Yes. The Reverso typically retains around 65–75% of retail in the secondary market, and some core references can hold 80–100% or even appreciate over time. In comparison, many competing dress lines such as Omega De Ville or IWC Portofino often sit closer to the 45–60% retention range, making the Reverso structurally stronger on resale.
Which Reverso model offers the best investment potential?
The best all-round investment profile usually comes from steel Reverso Classic and Tribute Duoface models that combine strong demand with good liquidity. References like the Classic Large Small Seconds and key Tribute Duoface pieces often sit near the top of the retention spectrum, while ultra-high complications can deliver headline prices but are far less liquid.
How much does a Jaeger-LeCoultre Reverso depreciate in the first few years?
Most modern Reverso models lose roughly 25–35% of their retail price in the first two to three years and then tend to stabilize. This is materially milder than the 40–60% drawdowns often seen in non-sport Rolex dress watches or Omega dress lines, which makes the Reverso more economical for collectors with a multi-year holding horizon
Are vintage Reverso watches a good investment?

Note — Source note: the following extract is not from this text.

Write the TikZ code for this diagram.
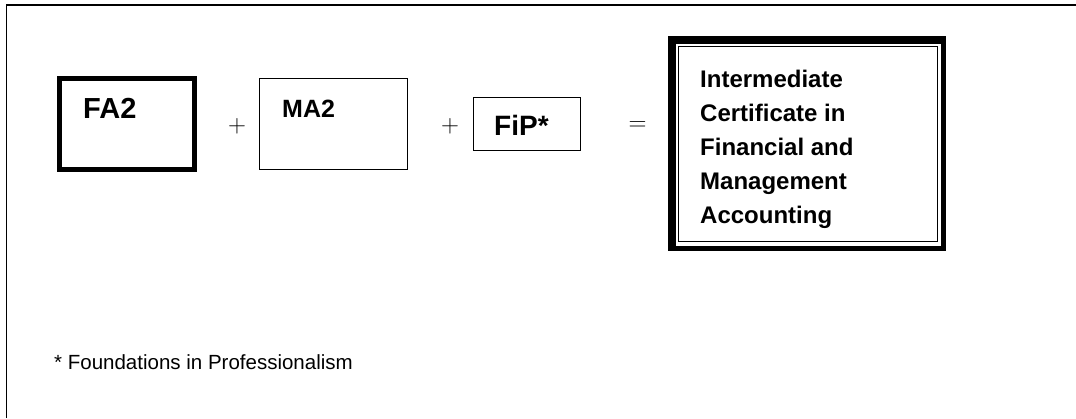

Well-bought vintage Reversos, especially pieces from the 1930s–1950s in original condition, have historically shown attractive appreciation, often in the mid-single to low-double digit range annually. Iconic Art Deco references with strong provenance can command significant premiums and behave more like long-duration collector assets, but they require careful authentication and condition checking.